▶ _Challenge_: Begin with the first line below and retype each line exactly through the line containing "const py = y => (H - B - y) / ph;". Any pictures are to be left out.
[Start of Supplied data]
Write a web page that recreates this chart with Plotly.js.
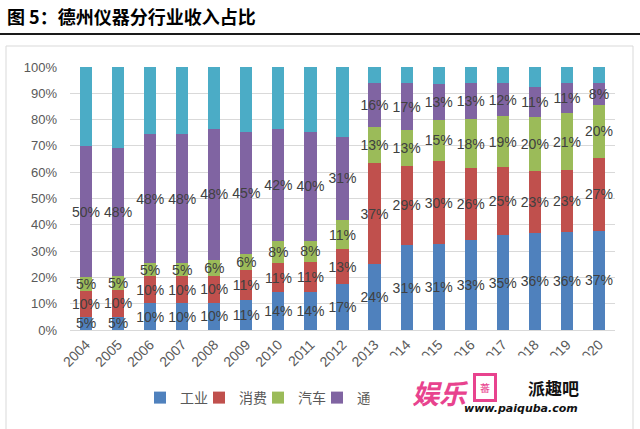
<!DOCTYPE html>
<html>
<head>
<meta charset="utf-8">
<script src="https://cdn.plot.ly/plotly-3.0.1.min.js"></script>
<style>html,body{margin:0;padding:0;background:#fff;}#chart{width:640px;height:429px;}</style>
</head>
<body>
<div id="chart"></div>
<script>
// ---- data ----
const years = ['2004','2005','2006','2007','2008','2009','2010','2011','2012','2013','2014','2015','2016','2017','2018','2019','2020'];
const industrial = [5, 5, 10, 10, 10, 11, 14, 14, 17, 24, 31, 31, 33, 35, 36, 36, 37];   // 工业
const consumer   = [10, 10, 10, 10, 10, 11, 11, 11, 13, 37, 29, 30, 26, 25, 23, 23, 27]; // 消费
const automotive = [5, 5, 5, 5, 6, 6, 8, 8, 11, 13, 13, 15, 18, 19, 20, 21, 20];         // 汽车
const comms      = [50, 48, 48, 48, 48, 45, 42, 40, 31, 16, 17, 13, 13, 12, 11, 11, 8];  // 通信
const other      = [30, 30, 25, 25, 23, 24, 23, 24, 26, 6, 6, 6, 6, 6, 7.5, 6, 6];        // 其他 (unlabelled top segment)
const seriesNames = ['工业', '消费', '汽车', '通信', '其他'];
const seriesColors = ['#4F81BD', '#C0504D', '#9BBB59', '#8064A2', '#4BACC6'];

// ---- layout geometry helpers (pixel -> paper) ----
const W = 640, H = 429;
const L = 70, R = 25, T = 67, B = 99;
const pw = W - L - R, ph = H - T - B;
const px = x => (x - L) / pw;
const py = y => (H - B - y) / ph;

const seriesValues = [industrial, consumer, automotive, comms, other];
const traces = seriesValues.map((vals, i) => {
  const t = {
    type: 'bar',
    name: seriesNames[i],
    x: years,
    y: vals,
    marker: {color: seriesColors[i]},
    hoverinfo: 'name+text'
  };
  if (i < 4) {
    t.text = vals.map(String);
    t.texttemplate = '%{text}%';
    t.textposition = 'inside';
    t.insidetextanchor = 'middle';
    t.textangle = 0;
    t.constraintext = 'none';
    t.cliponaxis = false;
    t.textfont = {family: 'Liberation Sans, Arial, sans-serif', size: 14, color: '#404040'};
  } else {
    t.textposition = 'none';
    t.showlegend = false;   // its legend entry is hidden under the watermark in the reference
  }
  return t;
});

const layout = {
  width: W, height: H,
  margin: {l: L, r: R, t: T, b: B},
  paper_bgcolor: '#ffffff',
  plot_bgcolor: '#ffffff',
  barmode: 'stack',
  barnorm: 'percent',
  bargap: 0.62,
  showlegend: true,
  font: {family: 'Liberation Sans, Arial, sans-serif', color: '#595959'},
  title: {
    text: '图 5：德州仪器分行业收入占比',
    xref: 'container', yref: 'container',
    x: 7 / W, xanchor: 'left',
    y: 1 - 18 / H, yanchor: 'middle',
    font: {family: 'Noto Sans CJK SC, sans-serif', size: 18, weight: 700, color: '#000000'}
  },
  xaxis: {
    type: 'category',
    tickangle: -45,
    tickfont: {family: 'Liberation Sans, Arial, sans-serif', size: 14, color: '#595959'},
    showline: true, linecolor: '#d9d9d9', linewidth: 1,
    showgrid: false, ticks: '', zeroline: false,
    fixedrange: true
  },
  yaxis: {
    range: [0, 100],
    dtick: 10,
    ticksuffix: '%',
    tickfont: {family: 'Liberation Sans, Arial, sans-serif', size: 13, color: '#595959'},
    showgrid: true, gridcolor: '#d9d9d9', gridwidth: 1,
    showline: false, zeroline: false, ticks: '',
    ticklabelstandoff: 12,
    fixedrange: true
  },
  legend: {
    orientation: 'h',
    x: px(140), xanchor: 'left',
    y: py(398), yanchor: 'middle',
    font: {family: 'Noto Sans CJK SC, sans-serif', size: 14, color: '#595959'},
    entrywidth: 14, entrywidthmode: 'pixels',
    bgcolor: 'rgba(0,0,0,0)',
    traceorder: 'normal'
  },
  shapes: [
    {type: 'line', xref: 'paper', yref: 'paper', x0: px(0), x1: px(640), y0: py(34), y1: py(34),
     line: {color: '#1a1a1a', width: 2}},
    {type: 'rect', xref: 'paper', yref: 'paper', x0: px(6), x1: px(633), y0: py(46), y1: py(445),
     line: {color: '#d9d9d9', width: 1}, fillcolor: 'rgba(0,0,0,0)', layer: 'below'}
  ],
  annotations: [
    // white cover under the watermark
    {xref: 'paper', yref: 'paper', x: px(369), y: py(355), xanchor: 'left', yanchor: 'top',
     text: ' ', showarrow: false, bgcolor: '#ffffff', width: 256, height: 70, borderpad: 0},
    // watermark
    {xref: 'paper', yref: 'paper', x: px(440), y: py(392), xanchor: 'center', yanchor: 'middle',
     text: '<i><b>娱乐</b></i>', showarrow: false,
     font: {family: 'Noto Sans CJK SC, sans-serif', size: 27, color: '#e8438e'}},
    {xref: 'paper', yref: 'paper', x: px(485), y: py(387), xanchor: 'center', yanchor: 'middle',
     text: '蕃', showarrow: false, bordercolor: '#e8438e', borderwidth: 3, borderpad: 4,
     font: {family: 'Noto Sans CJK SC, sans-serif', size: 10, color: '#e8438e'}},
    {xref: 'paper', yref: 'paper', x: px(553), y: py(388), xanchor: 'center', yanchor: 'middle',
     text: '<b>派趣吧</b>', showarrow: false,
     font: {family: 'Noto Sans CJK SC, sans-serif', size: 17, weight: 900, color: '#111111'}},
    {xref: 'paper', yref: 'paper', x: px(521), y: py(408), xanchor: 'center', yanchor: 'middle',
     text: '<b><i>www.paiquba.com</i></b>', showarrow: false,
     font: {family: 'DejaVu Sans, sans-serif', size: 11, color: '#111111'}}
  ]
};

Plotly.newPlot('chart', traces, layout, {displayModeBar: false, staticPlot: true});
</script>
</body>
</html>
[End of Supplied data]
▶ _Expected answer_:
Write a web page that recreates this chart with Plotly.js.
<!DOCTYPE html>
<html>
<head>
<meta charset="utf-8">
<script src="https://cdn.plot.ly/plotly-3.0.1.min.js"></script>
<style>html,body{margin:0;padding:0;background:#fff;}#chart{width:640px;height:429px;}</style>
</head>
<body>
<div id="chart"></div>
<script>
// ---- data ----
const years = ['2004','2005','2006','2007','2008','2009','2010','2011','2012','2013','2014','2015','2016','2017','2018','2019','2020'];
const industrial = [5, 5, 10, 10, 10, 11, 14, 14, 17, 24, 31, 31, 33, 35, 36, 36, 37];   // 工业
const consumer   = [10, 10, 10, 10, 10, 11, 11, 11, 13, 37, 29, 30, 26, 25, 23, 23, 27]; // 消费
const automotive = [5, 5, 5, 5, 6, 6, 8, 8, 11, 13, 13, 15, 18, 19, 20, 21, 20];         // 汽车
const comms      = [50, 48, 48, 48, 48, 45, 42, 40, 31, 16, 17, 13, 13, 12, 11, 11, 8];  // 通信
const other      = [30, 30, 25, 25, 23, 24, 23, 24, 26, 6, 6, 6, 6, 6, 7.5, 6, 6];        // 其他 (unlabelled top segment)
const seriesNames = ['工业', '消费', '汽车', '通信', '其他'];
const seriesColors = ['#4F81BD', '#C0504D', '#9BBB59', '#8064A2', '#4BACC6'];

// ---- layout geometry helpers (pixel -> paper) ----
const W = 640, H = 429;
const L = 70, R = 25, T = 67, B = 99;
const pw = W - L - R, ph = H - T - B;
const px = x => (x - L) / pw;
const py = y => (H - B - y) / ph;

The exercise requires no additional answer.